When Wegeena woman Belinda Pelly and City of Launceston councillor Tim Walker started the Tasmania: Community Known Covid Exposure Sites page it was simply to "fill an information void" of missing exposure sites. The page, started two weeks ago when the government stopped listing all exposure sites, now has just shy of 50,000 members and receives request for about 150 posts each day.
Typically, and originally, those posts informed group members about COVID exposure sites in the state, but the group has since passed into different phases and incarnations to become a growing and shifting community aimed at helping others.
After originally filling that void of exposure sites, the group has since become awash with posts from members of the public alerting their community to where they can get rapid antigen tests from, how long the line for those tests might be, or where its easy and quick to get N95 masks.
Recently, group member and recently graduated mechatronics engineer Jordan Peters took the initiative to build a program to aggregate all of the exposure site. Mr Peters, 23 and from Launceston, said he set up the program, which posts exposure sites in an online document, because he saw friends posting their check in information and thought it seemed "time consuming to constantly read through all the screenshots just in case you were at one of the sites".
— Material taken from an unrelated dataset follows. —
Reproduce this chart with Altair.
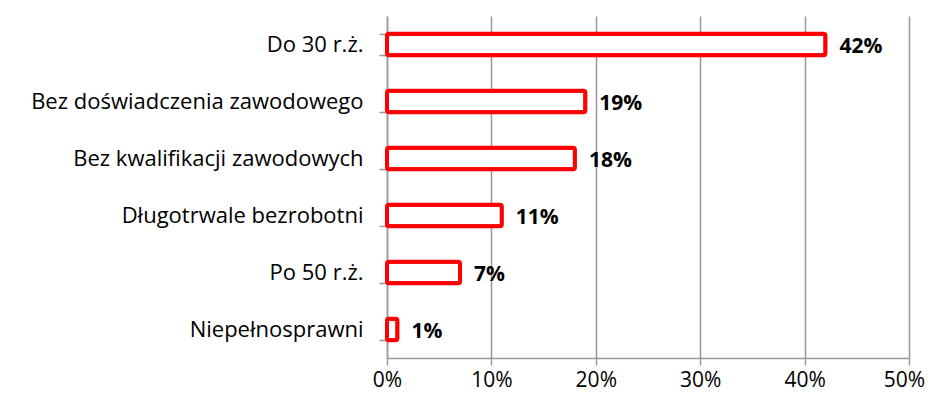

"I thought if there was a single place with all the data together it would be a lot easier for everyone," he said. Mr Peters said he spent about two to three hours building the program, but had spent at least six hours in total getting it to the point where it automatically updates after group members posted their photo. His voluntary hours of work proved to be typical of group members, in particular those who started the page.
Ms Pelly said she and other moderators, including Boomer Bay woman Jeddah Barwick, spent every hour of the day making sure the right information was shared in a time critical way. There had even been two moderators recruited from overseas to cover moderation during hours most Tasmanians would be asleep.
The volunteer run page, according to Ms Barwick and Cr Walker, was an example of people from the island state banding together in a time of "crisis". Cr Walker said that togetherness had become typical for Northern Tasmanians. "People there want to express care for fellow Tasmanians, and they've found an avenue to do it," he said.